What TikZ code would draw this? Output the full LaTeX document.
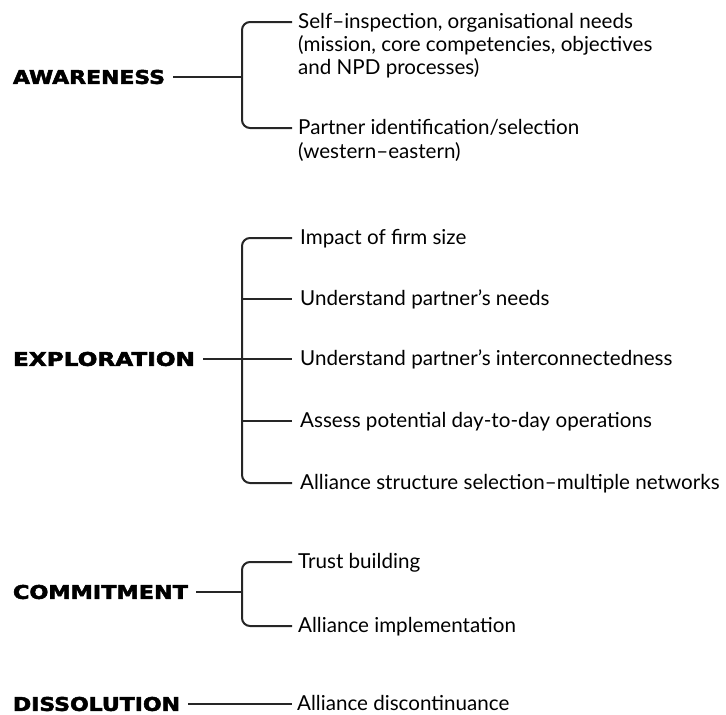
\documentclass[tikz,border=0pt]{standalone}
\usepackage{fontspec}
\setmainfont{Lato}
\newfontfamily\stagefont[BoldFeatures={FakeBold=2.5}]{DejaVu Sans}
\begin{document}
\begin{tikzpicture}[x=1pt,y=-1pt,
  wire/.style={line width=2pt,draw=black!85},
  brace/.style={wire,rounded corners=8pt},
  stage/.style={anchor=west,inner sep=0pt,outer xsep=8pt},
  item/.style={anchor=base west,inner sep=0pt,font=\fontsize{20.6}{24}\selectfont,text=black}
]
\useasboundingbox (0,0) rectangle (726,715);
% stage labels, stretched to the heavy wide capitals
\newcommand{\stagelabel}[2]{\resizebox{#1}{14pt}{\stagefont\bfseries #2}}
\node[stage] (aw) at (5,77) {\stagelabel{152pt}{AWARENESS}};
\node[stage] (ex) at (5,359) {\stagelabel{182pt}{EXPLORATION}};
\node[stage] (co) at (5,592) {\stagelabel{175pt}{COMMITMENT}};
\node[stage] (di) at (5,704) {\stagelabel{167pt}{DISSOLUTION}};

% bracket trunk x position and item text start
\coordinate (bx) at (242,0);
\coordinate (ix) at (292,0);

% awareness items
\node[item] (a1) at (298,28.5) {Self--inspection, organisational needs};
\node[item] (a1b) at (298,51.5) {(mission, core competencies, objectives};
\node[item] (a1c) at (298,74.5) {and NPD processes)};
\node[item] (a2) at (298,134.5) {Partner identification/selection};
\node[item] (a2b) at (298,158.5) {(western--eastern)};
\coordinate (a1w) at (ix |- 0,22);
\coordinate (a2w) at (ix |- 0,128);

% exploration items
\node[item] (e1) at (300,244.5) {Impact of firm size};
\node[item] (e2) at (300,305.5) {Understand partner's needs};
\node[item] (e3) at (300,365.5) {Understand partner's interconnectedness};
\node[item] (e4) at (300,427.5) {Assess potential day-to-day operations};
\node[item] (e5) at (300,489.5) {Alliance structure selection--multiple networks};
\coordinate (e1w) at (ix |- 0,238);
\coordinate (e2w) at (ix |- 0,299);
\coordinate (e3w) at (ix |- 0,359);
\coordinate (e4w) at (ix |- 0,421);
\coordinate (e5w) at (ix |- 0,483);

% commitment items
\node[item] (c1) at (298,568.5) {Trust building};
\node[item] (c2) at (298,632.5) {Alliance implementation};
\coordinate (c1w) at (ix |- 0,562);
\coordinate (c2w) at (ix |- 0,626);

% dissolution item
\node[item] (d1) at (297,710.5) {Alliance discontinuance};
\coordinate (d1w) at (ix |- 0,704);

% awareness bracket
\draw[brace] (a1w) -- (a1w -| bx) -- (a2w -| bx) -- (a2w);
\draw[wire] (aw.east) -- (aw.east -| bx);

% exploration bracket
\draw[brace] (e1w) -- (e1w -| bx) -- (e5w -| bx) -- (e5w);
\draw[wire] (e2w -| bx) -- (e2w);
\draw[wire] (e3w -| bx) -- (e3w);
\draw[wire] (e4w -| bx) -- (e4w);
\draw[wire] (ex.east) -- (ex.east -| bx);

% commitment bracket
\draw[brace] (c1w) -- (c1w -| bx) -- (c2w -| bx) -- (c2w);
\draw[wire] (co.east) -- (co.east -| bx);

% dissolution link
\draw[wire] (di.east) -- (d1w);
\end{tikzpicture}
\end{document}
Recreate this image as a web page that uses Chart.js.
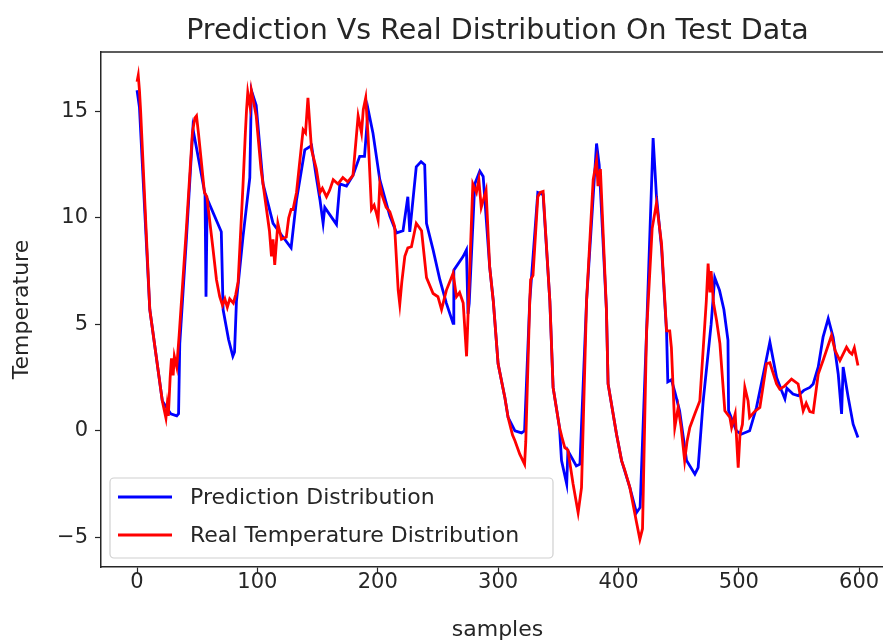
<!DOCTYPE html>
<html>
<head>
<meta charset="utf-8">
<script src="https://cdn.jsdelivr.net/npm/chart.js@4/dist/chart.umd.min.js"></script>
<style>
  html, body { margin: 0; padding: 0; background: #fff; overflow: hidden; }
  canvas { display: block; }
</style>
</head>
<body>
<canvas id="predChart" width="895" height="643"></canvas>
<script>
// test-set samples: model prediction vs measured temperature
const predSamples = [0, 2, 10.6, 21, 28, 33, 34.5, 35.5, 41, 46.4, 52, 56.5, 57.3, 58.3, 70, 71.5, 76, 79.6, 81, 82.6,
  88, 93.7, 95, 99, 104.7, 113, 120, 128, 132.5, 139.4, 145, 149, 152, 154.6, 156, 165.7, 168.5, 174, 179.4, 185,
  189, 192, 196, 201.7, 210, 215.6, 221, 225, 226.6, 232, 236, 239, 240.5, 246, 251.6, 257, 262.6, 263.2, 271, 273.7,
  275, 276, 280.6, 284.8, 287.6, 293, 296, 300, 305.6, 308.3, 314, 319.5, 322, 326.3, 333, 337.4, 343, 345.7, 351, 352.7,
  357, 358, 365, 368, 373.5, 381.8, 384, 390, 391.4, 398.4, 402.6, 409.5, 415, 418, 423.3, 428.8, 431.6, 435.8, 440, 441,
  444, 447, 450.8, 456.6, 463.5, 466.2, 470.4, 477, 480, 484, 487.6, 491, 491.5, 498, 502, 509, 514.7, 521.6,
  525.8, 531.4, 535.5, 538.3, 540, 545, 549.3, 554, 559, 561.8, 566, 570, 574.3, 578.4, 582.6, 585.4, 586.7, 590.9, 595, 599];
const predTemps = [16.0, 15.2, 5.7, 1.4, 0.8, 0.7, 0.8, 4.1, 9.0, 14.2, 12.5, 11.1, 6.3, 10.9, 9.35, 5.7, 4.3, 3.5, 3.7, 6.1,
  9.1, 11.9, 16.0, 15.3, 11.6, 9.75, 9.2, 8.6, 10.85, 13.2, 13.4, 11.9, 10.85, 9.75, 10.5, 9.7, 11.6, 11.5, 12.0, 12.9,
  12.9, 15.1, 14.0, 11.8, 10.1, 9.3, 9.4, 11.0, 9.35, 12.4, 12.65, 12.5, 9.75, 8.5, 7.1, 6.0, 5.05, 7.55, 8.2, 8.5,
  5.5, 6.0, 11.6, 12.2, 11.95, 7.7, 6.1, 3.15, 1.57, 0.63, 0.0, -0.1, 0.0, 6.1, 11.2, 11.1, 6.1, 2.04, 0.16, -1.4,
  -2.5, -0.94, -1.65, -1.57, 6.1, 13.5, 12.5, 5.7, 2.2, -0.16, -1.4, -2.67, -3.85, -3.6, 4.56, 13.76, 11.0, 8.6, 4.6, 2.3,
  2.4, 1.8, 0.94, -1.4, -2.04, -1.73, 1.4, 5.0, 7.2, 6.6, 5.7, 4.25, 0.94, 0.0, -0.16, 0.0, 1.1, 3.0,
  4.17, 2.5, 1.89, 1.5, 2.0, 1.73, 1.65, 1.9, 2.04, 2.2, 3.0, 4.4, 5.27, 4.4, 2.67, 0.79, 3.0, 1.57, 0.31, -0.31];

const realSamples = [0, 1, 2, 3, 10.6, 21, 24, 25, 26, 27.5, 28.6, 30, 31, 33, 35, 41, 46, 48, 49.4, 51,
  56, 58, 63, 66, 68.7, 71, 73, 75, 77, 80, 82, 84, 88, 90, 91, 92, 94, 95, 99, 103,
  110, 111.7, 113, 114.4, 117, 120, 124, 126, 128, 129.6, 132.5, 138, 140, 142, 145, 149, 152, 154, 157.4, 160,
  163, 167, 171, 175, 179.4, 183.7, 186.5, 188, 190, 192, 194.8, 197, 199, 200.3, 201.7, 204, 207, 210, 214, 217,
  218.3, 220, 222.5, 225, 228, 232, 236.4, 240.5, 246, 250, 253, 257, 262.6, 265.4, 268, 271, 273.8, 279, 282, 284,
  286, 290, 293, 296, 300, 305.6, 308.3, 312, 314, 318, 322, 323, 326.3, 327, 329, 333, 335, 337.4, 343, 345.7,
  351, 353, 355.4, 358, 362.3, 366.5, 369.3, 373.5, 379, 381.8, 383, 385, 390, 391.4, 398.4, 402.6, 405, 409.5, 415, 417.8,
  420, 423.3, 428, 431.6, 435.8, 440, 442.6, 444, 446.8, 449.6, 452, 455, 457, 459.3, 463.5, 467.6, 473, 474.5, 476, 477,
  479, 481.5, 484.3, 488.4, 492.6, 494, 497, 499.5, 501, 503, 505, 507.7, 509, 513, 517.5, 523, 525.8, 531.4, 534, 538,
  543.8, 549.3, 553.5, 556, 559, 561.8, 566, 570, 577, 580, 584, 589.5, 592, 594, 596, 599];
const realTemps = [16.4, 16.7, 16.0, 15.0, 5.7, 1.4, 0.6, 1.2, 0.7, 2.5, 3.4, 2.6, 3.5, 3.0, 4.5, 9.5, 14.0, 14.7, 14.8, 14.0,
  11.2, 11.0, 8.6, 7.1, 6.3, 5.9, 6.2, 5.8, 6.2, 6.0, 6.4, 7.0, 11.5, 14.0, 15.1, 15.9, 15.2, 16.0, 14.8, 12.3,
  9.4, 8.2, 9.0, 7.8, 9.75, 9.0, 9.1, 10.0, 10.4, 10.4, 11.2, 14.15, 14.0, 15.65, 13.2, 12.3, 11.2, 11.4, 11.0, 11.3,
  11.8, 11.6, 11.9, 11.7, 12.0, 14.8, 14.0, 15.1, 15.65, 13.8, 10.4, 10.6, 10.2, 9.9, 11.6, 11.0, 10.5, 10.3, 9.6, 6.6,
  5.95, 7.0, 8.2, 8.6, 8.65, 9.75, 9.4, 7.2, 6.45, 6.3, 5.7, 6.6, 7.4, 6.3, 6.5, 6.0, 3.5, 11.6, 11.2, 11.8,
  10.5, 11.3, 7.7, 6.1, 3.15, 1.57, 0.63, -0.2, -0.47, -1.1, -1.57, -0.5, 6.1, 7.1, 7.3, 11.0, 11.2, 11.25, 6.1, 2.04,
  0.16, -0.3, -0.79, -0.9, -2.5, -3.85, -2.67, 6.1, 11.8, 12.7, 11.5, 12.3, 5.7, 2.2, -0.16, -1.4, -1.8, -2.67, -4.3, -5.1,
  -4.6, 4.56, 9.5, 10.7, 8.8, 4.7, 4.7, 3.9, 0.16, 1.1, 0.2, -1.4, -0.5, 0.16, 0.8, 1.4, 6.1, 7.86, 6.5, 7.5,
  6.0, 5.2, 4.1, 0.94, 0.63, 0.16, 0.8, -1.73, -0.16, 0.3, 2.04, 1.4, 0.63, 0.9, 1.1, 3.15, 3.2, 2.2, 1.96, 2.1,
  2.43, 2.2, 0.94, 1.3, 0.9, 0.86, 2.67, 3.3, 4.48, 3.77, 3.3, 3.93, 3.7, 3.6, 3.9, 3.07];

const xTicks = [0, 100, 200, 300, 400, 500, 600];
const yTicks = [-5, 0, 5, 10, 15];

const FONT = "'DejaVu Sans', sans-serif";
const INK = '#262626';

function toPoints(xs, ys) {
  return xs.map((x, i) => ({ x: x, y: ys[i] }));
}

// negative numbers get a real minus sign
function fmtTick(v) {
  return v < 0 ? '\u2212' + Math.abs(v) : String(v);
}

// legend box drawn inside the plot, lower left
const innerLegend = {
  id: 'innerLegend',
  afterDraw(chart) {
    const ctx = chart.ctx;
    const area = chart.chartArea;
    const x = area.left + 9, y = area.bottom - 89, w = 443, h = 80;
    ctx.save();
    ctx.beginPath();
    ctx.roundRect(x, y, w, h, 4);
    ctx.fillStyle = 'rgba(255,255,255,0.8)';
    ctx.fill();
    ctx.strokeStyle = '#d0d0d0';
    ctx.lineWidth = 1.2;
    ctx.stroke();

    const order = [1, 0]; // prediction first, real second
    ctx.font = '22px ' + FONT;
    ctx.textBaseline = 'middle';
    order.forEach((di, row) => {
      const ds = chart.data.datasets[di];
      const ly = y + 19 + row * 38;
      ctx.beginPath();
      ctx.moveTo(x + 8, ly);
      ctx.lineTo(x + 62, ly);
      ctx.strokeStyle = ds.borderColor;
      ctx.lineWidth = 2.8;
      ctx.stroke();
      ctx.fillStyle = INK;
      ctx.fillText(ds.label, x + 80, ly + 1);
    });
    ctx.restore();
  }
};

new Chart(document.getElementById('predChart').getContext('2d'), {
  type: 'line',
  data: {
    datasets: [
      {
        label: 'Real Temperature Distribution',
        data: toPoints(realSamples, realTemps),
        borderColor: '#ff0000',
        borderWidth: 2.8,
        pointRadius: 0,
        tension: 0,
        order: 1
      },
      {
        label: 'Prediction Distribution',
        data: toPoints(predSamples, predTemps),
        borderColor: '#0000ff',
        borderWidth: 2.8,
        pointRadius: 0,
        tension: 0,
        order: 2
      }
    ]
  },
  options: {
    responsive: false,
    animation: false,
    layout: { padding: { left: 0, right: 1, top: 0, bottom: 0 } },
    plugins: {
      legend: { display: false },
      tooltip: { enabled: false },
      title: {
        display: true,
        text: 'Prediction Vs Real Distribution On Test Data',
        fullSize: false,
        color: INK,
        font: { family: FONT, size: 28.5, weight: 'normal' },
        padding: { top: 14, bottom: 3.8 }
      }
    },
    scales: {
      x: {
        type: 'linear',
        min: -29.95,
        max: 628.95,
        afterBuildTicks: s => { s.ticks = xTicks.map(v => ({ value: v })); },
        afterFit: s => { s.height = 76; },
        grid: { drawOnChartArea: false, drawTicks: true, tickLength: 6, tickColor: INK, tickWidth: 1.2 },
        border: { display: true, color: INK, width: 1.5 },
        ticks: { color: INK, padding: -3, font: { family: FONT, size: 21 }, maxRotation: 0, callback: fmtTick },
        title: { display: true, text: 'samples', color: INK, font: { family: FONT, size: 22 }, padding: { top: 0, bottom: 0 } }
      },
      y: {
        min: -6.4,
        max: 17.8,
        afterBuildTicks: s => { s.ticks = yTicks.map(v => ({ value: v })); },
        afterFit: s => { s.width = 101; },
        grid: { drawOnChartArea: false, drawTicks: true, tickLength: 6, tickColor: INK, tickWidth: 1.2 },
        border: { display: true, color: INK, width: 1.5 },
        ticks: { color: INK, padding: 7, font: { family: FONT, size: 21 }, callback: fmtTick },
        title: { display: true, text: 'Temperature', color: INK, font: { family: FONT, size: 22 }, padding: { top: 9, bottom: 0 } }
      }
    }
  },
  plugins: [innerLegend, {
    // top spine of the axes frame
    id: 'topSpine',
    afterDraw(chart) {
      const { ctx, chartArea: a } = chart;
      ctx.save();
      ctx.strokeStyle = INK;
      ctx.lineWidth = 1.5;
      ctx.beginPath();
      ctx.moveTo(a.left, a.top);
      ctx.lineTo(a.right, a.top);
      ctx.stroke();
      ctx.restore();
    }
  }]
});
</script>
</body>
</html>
::::::::
Read the entries and show each line that mentions "this".

What TikZ code would draw this? Output the full LaTeX document.
Recreate this image as a web page that uses Chart.js.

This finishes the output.